Construction continues on outlying parcels of the Ridgeway Trace center, near Poplar Avenue and Interstate 240. The retail development also features a Target, Best Buy and Sports Authority. (Photo: Lance Murphey)

Turnaround is certainly on the minds of retailers and retail landlords, who have seen 7.5 million jobs lost since the end of 2007.

The Memphis retail market was basically unchanged in the third quarter of 2010 (July through September), a sign that recovery might be under way.

The vacancy rate dropped from 9 percent in the second quarter to 8.9 percent in the third, according to the CoStar Group Inc.’s retail report third quarter 2010.

But the Memphis market saw an overall decrease in the vacancy rate over the past four quarters. The amount of vacant sublease space has trended down as well, from 324,553 square feet in Q4 2009 to 257,259 currently.

Cary Whitehead, senior vice president of Boyle Investment Co., foresees positive absorption in 2011, as vacancy stabilizes.

“We’re seeing a lot of positive signs in retail – more leasing activity, more leases being signed, new tenants looking at coming into Memphis – all of that is excellent after a slowdown,” Whitehead said.

Net absorption for the quarter was positive at 101,589 square feet. And rental rates saw a 1.1 percent bump for the current quarter and a 6.6 percent drop from four quarters ago.

Class A and B real estate in trade areas like Germantown, East Memphis, Southaven and Olive Branch have seen greater rises in rental rates than the overall market because they have high demand from retailers.

“We’re running out of the A and B real estate in Memphis – which I consider well-located real estate that has a signalized intersection that may have some international tenants,” said Shawn Massey, partner with The Shopping Center Group LLC. “The vacancy rate for that good real estate is actually very low in Memphis and other parts of the Southeast.”
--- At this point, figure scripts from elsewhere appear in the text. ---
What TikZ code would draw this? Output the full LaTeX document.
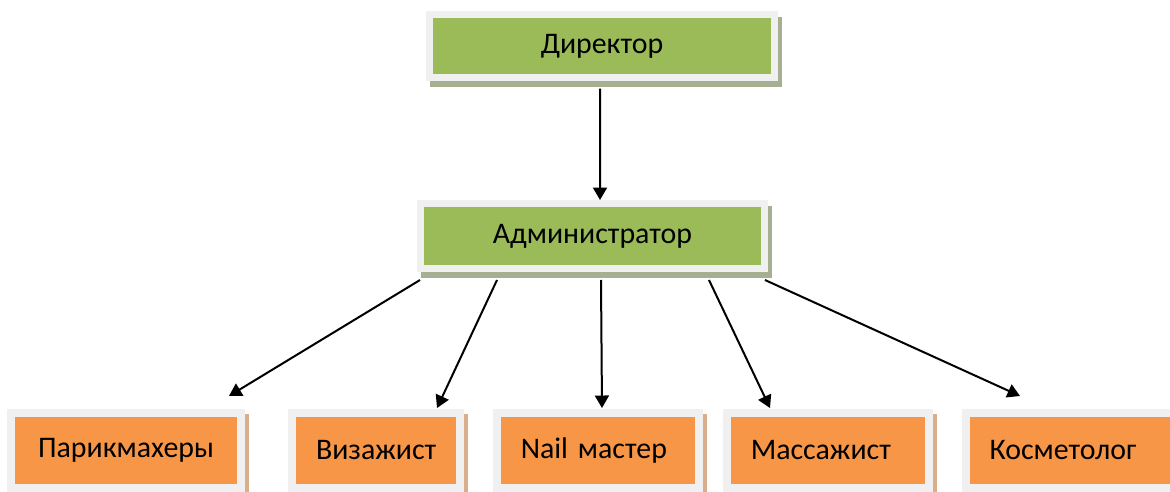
\documentclass[tikz,border=0pt]{standalone}
\usepackage{fontspec}
\setmainfont{Carlito}
\usepackage{xcolor}
\usetikzlibrary{positioning,arrows.meta,shadows}

\definecolor{boxgreen}{HTML}{9BBB59}
\definecolor{boxorange}{HTML}{F79646}
\definecolor{framegray}{HTML}{F0F0F0}
\definecolor{shadegreen}{HTML}{A7AF92}
\definecolor{shadeorange}{HTML}{D9AE88}

\begin{document}
\begin{tikzpicture}[x=0.02cm,y=-0.02cm,
    topbox/.style={draw=framegray,line width=0.14cm,fill=boxgreen,
      minimum width=6.9cm,minimum height=1.27cm,inner sep=0pt,
      font=\fontsize{17}{20}\selectfont,
      general shadow={shadow xshift=0.08cm,shadow yshift=-0.12cm,
        fill=shadegreen,draw=shadegreen,line width=0.14cm}},
    staffbox/.style={draw=framegray,line width=0.16cm,fill=boxorange,
      minimum height=1.5cm,inner ysep=0pt,inner xsep=0.48cm,
      text width=#1,align=left,
      font=\fontsize{17}{20}\selectfont,
      general shadow={shadow xshift=0.08cm,shadow yshift=-0.1cm,
        fill=shadeorange,draw=shadeorange,line width=0.16cm}},
    arr/.style={draw=black,line width=0.04cm,
      -{Triangle[length=0.25cm,width=0.28cm]}}]
  \useasboundingbox (0,0) rectangle (1170,491);
  \clip (0,0) rectangle (1170,491);
  % management
  \node[topbox] (dir) at (602,46) {Директор};
  \node[topbox,minimum width=6.88cm,minimum height=1.3cm] (adm) at (592.5,236) {Администратор};
  % staff
  \node[staffbox=3.64cm,align=center] (hair) at (126,450.5) {Парикмахеры};
  \node[staffbox=2.4cm]  (vis)  at (376,450.5) {Визажист};
  \node[staffbox=3.09cm] (nail) at (598,450.5) {Nail мастер};
  \node[staffbox=3.09cm] (mas)  at (828,450.5) {Массажист};
  \node[staffbox=3.34cm] (cos)  at (1073,450.5) {Косметолог};
  % arrows
  \path[arr] ([xshift=-0.04cm,yshift=-0.15cm]dir.south) -- ([xshift=0.15cm]adm.north);
  \path[arr] ([xshift=-3.45cm,yshift=-0.16cm]adm.south) -- ([xshift=2.06cm,yshift=0.26cm]hair.north);
  \path[arr] ([xshift=-1.91cm,yshift=-0.16cm]adm.south) -- ([xshift=1.22cm,yshift=0.02cm]vis.north);
  \path[arr] ([xshift=0.17cm,yshift=-0.16cm]adm.south) -- ([xshift=0.08cm,yshift=0.02cm]nail.north);
  \path[arr] ([xshift=2.33cm,yshift=-0.16cm]adm.south) -- ([xshift=-1.16cm,yshift=0.02cm]mas.north);
  \path[arr] ([xshift=3.45cm,yshift=-0.16cm]adm.south) -- ([xshift=-1.06cm,yshift=0.26cm]cos.north);
\end{tikzpicture}
\end{document}
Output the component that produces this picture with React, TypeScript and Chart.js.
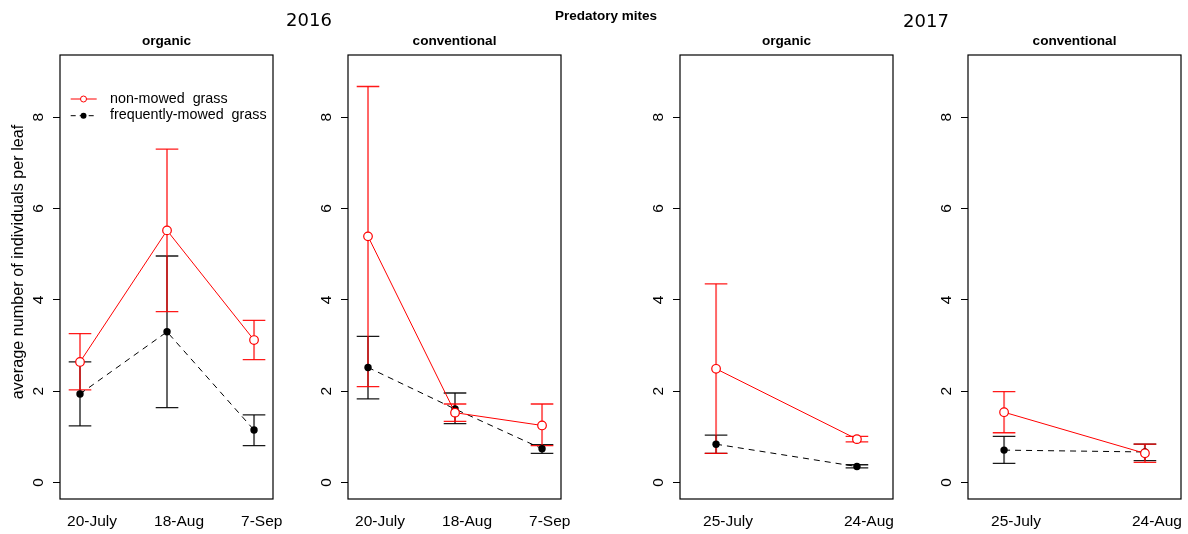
import React, { useEffect, useRef } from "react";
import { Chart, registerables } from "chart.js";
Chart.register(...registerables);

// ---------- data ----------
const mainTitle = "Predatory mites";
const yearLabels = ["2016", "2017"];
const panelTitles = ["organic", "conventional", "organic", "conventional"];
const yAxisTitle = "average number of individuals per leaf";
const seriesNames = ["non-mowed  grass", "frequently-mowed  grass"];
const yTicks = [0, 2, 4, 6, 8];

const dates2016 = ["20-July", "18-Aug", "7-Sep"];
const dates2017 = ["25-July", "24-Aug"];

// 2016 organic
const org16NonMean = [2.64, 5.52, 3.12];
const org16NonLow = [2.03, 3.74, 2.69];
const org16NonHigh = [3.26, 7.3, 3.55];
const org16MowMean = [1.94, 3.3, 1.15];
const org16MowLow = [1.24, 1.64, 0.81];
const org16MowHigh = [2.64, 4.96, 1.48];
// 2016 conventional
const con16NonMean = [5.39, 1.53, 1.25];
const con16NonLow = [2.1, 1.34, 0.81];
const con16NonHigh = [8.67, 1.72, 1.72];
const con16MowMean = [2.52, 1.61, 0.74];
const con16MowLow = [1.83, 1.29, 0.64];
const con16MowHigh = [3.2, 1.96, 0.83];
// 2017 organic
const org17NonMean = [2.49, 0.95];
const org17NonLow = [0.64, 0.89];
const org17NonHigh = [4.35, 1.01];
const org17MowMean = [0.84, 0.35];
const org17MowLow = [0.64, 0.32];
const org17MowHigh = [1.04, 0.39];
// 2017 conventional
const con17NonMean = [1.54, 0.64];
const con17NonLow = [1.09, 0.44];
const con17NonHigh = [1.99, 0.84];
const con17MowMean = [0.71, 0.67];
const con17MowLow = [0.42, 0.48];
const con17MowHigh = [1.01, 0.84];

// ---------- layout ----------
const FONT = '"Liberation Sans", Arial, Helvetica, sans-serif';
const H = 534;
const BOX_TOP = 55;
const BOX_BOTTOM = 499;
const BOX_W = 213;
const LEFT_AXIS = 60;
const RIGHT_PAD = 15;
const CW = LEFT_AXIS + BOX_W + RIGHT_PAD;
const Y_MIN = -0.36;
const Y_MAX = 9.36;

type PanelCfg = {
  title: string;
  labels: string[];
  xMin: number;
  xMax: number;
  nonMean: number[];
  nonLow: number[];
  nonHigh: number[];
  mowMean: number[];
  mowLow: number[];
  mowHigh: number[];
  boxLeft: number;
  first: boolean;
};

const panels: PanelCfg[] = [
  { title: panelTitles[0], labels: dates2016, xMin: 0.77, xMax: 3.218, nonMean: org16NonMean, nonLow: org16NonLow, nonHigh: org16NonHigh, mowMean: org16MowMean, mowLow: org16MowLow, mowHigh: org16MowHigh, boxLeft: 60, first: true },
  { title: panelTitles[1], labels: dates2016, xMin: 0.77, xMax: 3.218, nonMean: con16NonMean, nonLow: con16NonLow, nonHigh: con16NonHigh, mowMean: con16MowMean, mowLow: con16MowLow, mowHigh: con16MowHigh, boxLeft: 348, first: false },
  { title: panelTitles[2], labels: dates2017, xMin: 0.744, xMax: 2.256, nonMean: org17NonMean, nonLow: org17NonLow, nonHigh: org17NonHigh, mowMean: org17MowMean, mowLow: org17MowLow, mowHigh: org17MowHigh, boxLeft: 680, first: false },
  { title: panelTitles[3], labels: dates2017, xMin: 0.744, xMax: 2.256, nonMean: con17NonMean, nonLow: con17NonLow, nonHigh: con17NonHigh, mowMean: con17MowMean, mowLow: con17MowLow, mowHigh: con17MowHigh, boxLeft: 968, first: false },
];

function Panel({ p }: { p: PanelCfg }) {
  const ref = useRef<HTMLCanvasElement>(null);
  useEffect(() => {
    const canvas = ref.current!;
    const decor = {
      id: "decor",
      beforeDatasetsDraw(chart: any) {
        const { ctx } = chart;
        const x = chart.scales.x;
        const y = chart.scales.y;
        ctx.save();
        const drawBars = (low: number[], high: number[], stem: string, cap: string) => {
          low.forEach((lo, i) => {
            const px = x.getPixelForValue(i + 1);
            const y1 = y.getPixelForValue(lo);
            const y2 = y.getPixelForValue(high[i]);
            ctx.strokeStyle = stem;
            ctx.lineWidth = 2;
            ctx.beginPath();
            ctx.moveTo(px, y1);
            ctx.lineTo(px, y2);
            ctx.stroke();
            ctx.strokeStyle = cap;
            ctx.lineWidth = 1.3;
            ctx.beginPath();
            ctx.moveTo(px - 11.3, y1);
            ctx.lineTo(px + 11.3, y1);
            ctx.moveTo(px - 11.3, y2);
            ctx.lineTo(px + 11.3, y2);
            ctx.stroke();
          });
        };
        drawBars(p.mowLow, p.mowHigh, "rgba(0,0,0,0.6)", "rgba(0,0,0,0.9)");
        drawBars(p.nonLow, p.nonHigh, "rgba(255,0,0,0.6)", "rgba(255,0,0,0.9)");
        ctx.restore();
      },
      afterDraw(chart: any) {
        const { ctx, chartArea } = chart;
        const y = chart.scales.y;
        ctx.save();
        // box
        ctx.strokeStyle = "#000";
        ctx.lineWidth = 1.2;
        ctx.strokeRect(chartArea.left, chartArea.top, chartArea.right - chartArea.left, chartArea.bottom - chartArea.top);
        // panel title
        ctx.fillStyle = "#000";
        ctx.font = `bold 13.6px ${FONT}`;
        ctx.textAlign = "center";
        ctx.textBaseline = "alphabetic";
        ctx.fillText(p.title, (chartArea.left + chartArea.right) / 2, 44.5);
        // y tick labels (rotated, as in R)
        ctx.font = `15.5px ${FONT}`;
        yTicks.forEach((v) => {
          const py = y.getPixelForValue(v);
          ctx.save();
          ctx.translate(chartArea.left - 17.3, py);
          ctx.rotate(-Math.PI / 2);
          ctx.textAlign = "center";
          ctx.textBaseline = "alphabetic";
          ctx.fillText(String(v), 0, 0);
          ctx.restore();
        });
        if (p.first) {
          // y axis title
          ctx.save();
          ctx.font = `16.2px ${FONT}`;
          ctx.translate(23, 262);
          ctx.rotate(-Math.PI / 2);
          ctx.textAlign = "center";
          ctx.textBaseline = "alphabetic";
          ctx.fillText(yAxisTitle, 0, 0);
          ctx.restore();
          // legend
          const lx1 = 70.7, lx2 = 96.7, mx = 83.5, tx = 110;
          const rows = [99, 115.7];
          ctx.lineWidth = 1;
          ctx.strokeStyle = "#ff0000";
          ctx.beginPath();
          ctx.moveTo(lx1, rows[0]);
          ctx.lineTo(lx2, rows[0]);
          ctx.stroke();
          ctx.fillStyle = "#fff";
          ctx.beginPath();
          ctx.arc(mx, rows[0], 3, 0, Math.PI * 2);
          ctx.fill();
          ctx.stroke();
          ctx.strokeStyle = "#000";
          ctx.setLineDash([5, 4]);
          ctx.beginPath();
          ctx.moveTo(lx1, rows[1]);
          ctx.lineTo(lx2, rows[1]);
          ctx.stroke();
          ctx.setLineDash([]);
          ctx.fillStyle = "#000";
          ctx.beginPath();
          ctx.arc(mx, rows[1], 3, 0, Math.PI * 2);
          ctx.fill();
          ctx.font = `14.3px ${FONT}`;
          ctx.textAlign = "left";
          ctx.textBaseline = "alphabetic";
          ctx.fillText(seriesNames[0], tx, rows[0] + 3.7);
          ctx.fillText(seriesNames[1], tx, rows[1] + 3.7);
        }
        ctx.restore();
      },
    };

    const chart = new Chart(canvas, {
      type: "line",
      data: {
        datasets: [
          {
            label: seriesNames[0],
            data: p.nonMean.map((v, i) => ({ x: i + 1, y: v })),
            borderColor: "#ff0000",
            borderWidth: 1,
            pointRadius: 4.3,
            pointBackgroundColor: "#ffffff",
            pointBorderColor: "#ff0000",
            pointBorderWidth: 1.2,
            fill: false,
            tension: 0,
          },
          {
            label: seriesNames[1],
            data: p.mowMean.map((v, i) => ({ x: i + 1, y: v })),
            borderColor: "#000000",
            borderWidth: 1,
            borderDash: [6, 5],
            pointRadius: 3.7,
            pointBackgroundColor: "#000000",
            pointBorderColor: "#000000",
            pointBorderWidth: 0,
            fill: false,
            tension: 0,
          },
        ],
      },
      options: {
        animation: false,
        responsive: false,
        maintainAspectRatio: false,
        events: [],
        layout: { padding: { top: BOX_TOP, left: 0, right: RIGHT_PAD, bottom: 0 } },
        plugins: {
          legend: { display: false },
          tooltip: { enabled: false },
          title: { display: false },
        },
        scales: {
          x: {
            type: "linear",
            min: p.xMin,
            max: p.xMax,
            afterBuildTicks: (s: any) => {
              s.ticks = p.labels.map((_, i) => ({ value: i + 1 }));
            },
            afterFit: (s: any) => {
              s.height = H - BOX_BOTTOM;
              s.paddingLeft = 0;
              s.paddingRight = 0;
            },
            grid: { display: false, drawTicks: false },
            border: { display: false },
            ticks: {
              autoSkip: false,
              maxRotation: 0,
              minRotation: 0,
              align: "start",
              labelOffset: -13,
              padding: 13,
              color: "#000",
              font: { family: FONT, size: 15.5 },
              callback: (v: any) => p.labels[Math.round(v) - 1] ?? "",
            },
          },
          y: {
            type: "linear",
            min: Y_MIN,
            max: Y_MAX,
            afterBuildTicks: (s: any) => {
              s.ticks = yTicks.map((v) => ({ value: v }));
            },
            afterFit: (s: any) => {
              s.width = LEFT_AXIS;
              s.paddingTop = 0;
              s.paddingBottom = 0;
            },
            grid: { drawOnChartArea: false, drawTicks: true, tickLength: 7, color: "#000", lineWidth: 1 },
            border: { display: false },
            ticks: { display: false },
          },
        },
      },
      plugins: [decor],
    } as any);
    return () => chart.destroy();
  }, []);
  return (
    <canvas
      ref={ref}
      width={CW}
      height={H}
      style={{ position: "absolute", left: p.boxLeft - LEFT_AXIS, top: 0, width: CW, height: H }}
    />
  );
}

export default function App() {
  return (
    <div style={{ position: "absolute", left: 0, top: 0, width: 1188, height: H, overflow: "hidden", background: "#fff" }}>
      {panels.map((p, i) => (
        <Panel key={i} p={p} />
      ))}
      <div style={{ position: "absolute", left: 309, top: 10.8, transform: "translateX(-50%)", font: '18px "DejaVu Sans", sans-serif', lineHeight: 1, whiteSpace: "nowrap", color: "#000" }}>
        {yearLabels[0]}
      </div>
      <div style={{ position: "absolute", left: 926, top: 11.5, transform: "translateX(-50%)", font: '18px "DejaVu Sans", sans-serif', lineHeight: 1, whiteSpace: "nowrap", color: "#000" }}>
        {yearLabels[1]}
      </div>
      <div style={{ position: "absolute", left: 606, top: 8.5, transform: "translateX(-50%)", font: `bold 13.5px ${FONT}`, lineHeight: 1, whiteSpace: "nowrap", color: "#000" }}>
        {mainTitle}
      </div>
    </div>
  );
}
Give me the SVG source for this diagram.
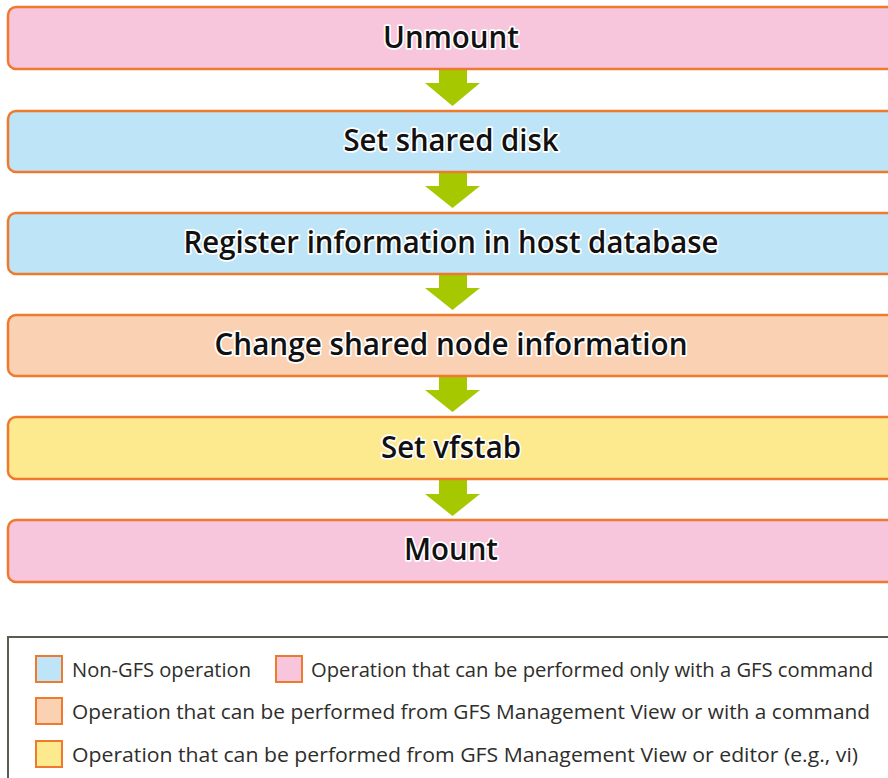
<svg xmlns="http://www.w3.org/2000/svg" width="888" height="778" viewBox="0 0 888 778">
<style>
.box{stroke:#ef7a2e;stroke-width:2.5}
.pink{fill:#f7c5dc}
.blue{fill:#bde5f7}
.peach{fill:#fad2b3}
.yellow{fill:#fde98e}
.t{font-family:"Open Sans","Liberation Sans",sans-serif;font-size:30px;font-weight:600;fill:#111111;text-anchor:middle;stroke:#ffffff;stroke-width:3.5px;stroke-linejoin:round;paint-order:stroke}
.arrow{fill:#a6c800}
.lg{font-family:"Open Sans","Liberation Sans",sans-serif;font-size:20.5px;fill:#2e2e2a}
.sw{stroke:#ef7a2e;stroke-width:2}
</style>
<g id="connectors">
<path class="arrow" d="M439,70 H467 V83 H480 L452.5,106 L425,83 H439 Z"/>
<path class="arrow" d="M439,173 H467 V186 H480 L452.5,208 L425,186 H439 Z"/>
<path class="arrow" d="M439,275 H467 V288 H480 L452.5,310 L425,288 H439 Z"/>
<path class="arrow" d="M439,377 H467 V390 H480 L452.5,412 L425,390 H439 Z"/>
<path class="arrow" d="M439,480 H467 V494 H480 L452.5,516 L425,494 H439 Z"/>
</g>
<g id="unmount">
<rect class="box pink" x="8" y="7" width="900" height="62" rx="8"/>
<text class="t" x="451" y="48" textLength="136" lengthAdjust="spacingAndGlyphs">Unmount</text>
</g>
<g id="set-shared-disk">
<rect class="box blue" x="8" y="111" width="900" height="61" rx="8"/>
<text class="t" x="451" y="151" textLength="215" lengthAdjust="spacingAndGlyphs">Set shared disk</text>
</g>
<g id="register">
<rect class="box blue" x="8" y="213" width="900" height="61" rx="8"/>
<text class="t" x="451" y="253" textLength="535" lengthAdjust="spacingAndGlyphs">Register information in host database</text>
</g>
<g id="change-shared">
<rect class="box peach" x="8" y="315" width="900" height="61" rx="8"/>
<text class="t" x="451" y="355" textLength="473" lengthAdjust="spacingAndGlyphs">Change shared node information</text>
</g>
<g id="set-vfstab">
<rect class="box yellow" x="8" y="417" width="900" height="62" rx="8"/>
<text class="t" x="451" y="458" textLength="140" lengthAdjust="spacingAndGlyphs">Set vfstab</text>
</g>
<g id="mount">
<rect class="box pink" x="8" y="520" width="900" height="62" rx="8"/>
<text class="t" x="451" y="560" textLength="94" lengthAdjust="spacingAndGlyphs">Mount</text>
</g>
<g id="legend">
<rect x="8" y="637" width="900" height="160" fill="#ffffff" stroke="#5b5b52" stroke-width="2"/>
<rect class="sw blue" x="36" y="656" width="26" height="26"/>
<text class="lg" x="72" y="677" textLength="179" lengthAdjust="spacingAndGlyphs">Non-GFS operation</text>
<rect class="sw pink" x="276" y="656" width="26" height="26"/>
<text class="lg" x="311" y="677" textLength="562" lengthAdjust="spacingAndGlyphs">Operation that can be performed only with a GFS command</text>
<rect class="sw peach" x="36" y="698" width="26" height="26"/>
<text class="lg" x="72" y="719" textLength="798" lengthAdjust="spacingAndGlyphs">Operation that can be performed from GFS Management View or with a command</text>
<rect class="sw yellow" x="36" y="741" width="26" height="26"/>
<text class="lg" x="72" y="762" textLength="786" lengthAdjust="spacingAndGlyphs">Operation that can be performed from GFS Management View or editor (e.g., vi)</text>
</g>
</svg>
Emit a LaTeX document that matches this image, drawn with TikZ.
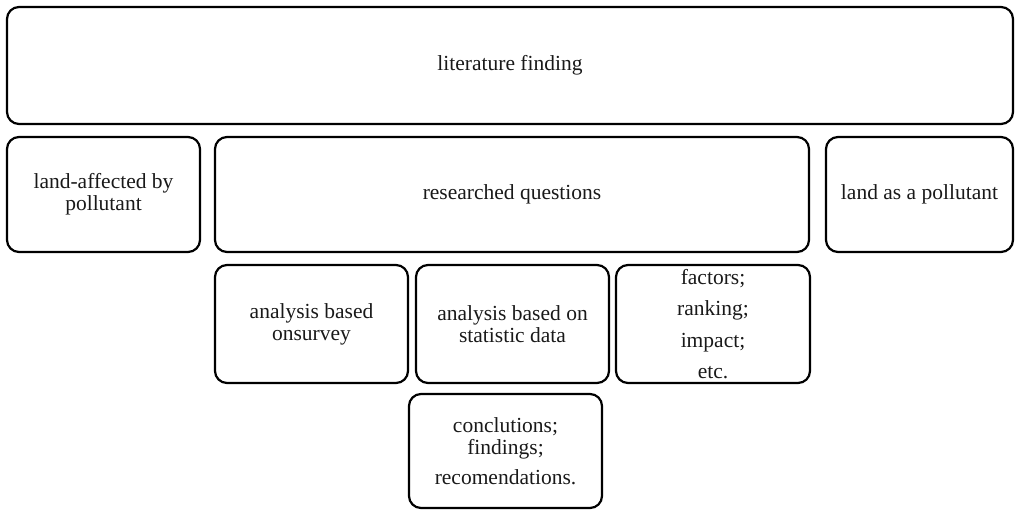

Across the market, incentives are in place to appeal to new tenants and drive occupancy. For instance, the longtime Memphis firm Loeb Properties Inc. has been periodically offering six months free rent over the past few years.

“We’ll continue to consider it on a property-to-property basis moving forward into 2011 until demand starts to pick up,” said Matt Prince, Loeb’s senior vice president of brokerage and development.

As of Sept. 30, Memphis had 29.5 million square feet of retail space in existing inventory, with 25,000 square feet of new supply for 2010, according to Colliers International’s fall 2010 retail highlights. Absorption in 2009 totaled 106,000 square feet, while 2010 absorption reached 252,087.

The price of land in the Memphis market has most likely bottomed out or will bottom out in 2011, Whitehead said. Banks that are still in the process of foreclosing on land could affect year-end values.

The largest lease signings of 2010 included New Horizon Computer Learning Center’s 28,849-square-foot lease at 4765 American Way, Goodwill’s 27,000-square-foot lease at 8017 U.S. Highway 51 N. and Babies R Us 23,500-square-foot lease at 7686 Polo Grounds Blvd.

Over the past four quarters, the shopping center vacancy rate has gone from 13.5 percent at the end of 2009’s fourth quarter, to 13.1 percent of 2010’s Q1, to 12.8 percent at Q2 and lastly 12.7 percent at Q3’s end.

As dominant regional malls and grocery-anchored neighborhood centers continue to be the strongest performers, a focus on infill will likely be a notable trend of 2011 and beyond.

“I don’t see a new major shopping center being built in 2011, but it could happen,” Whitehead said.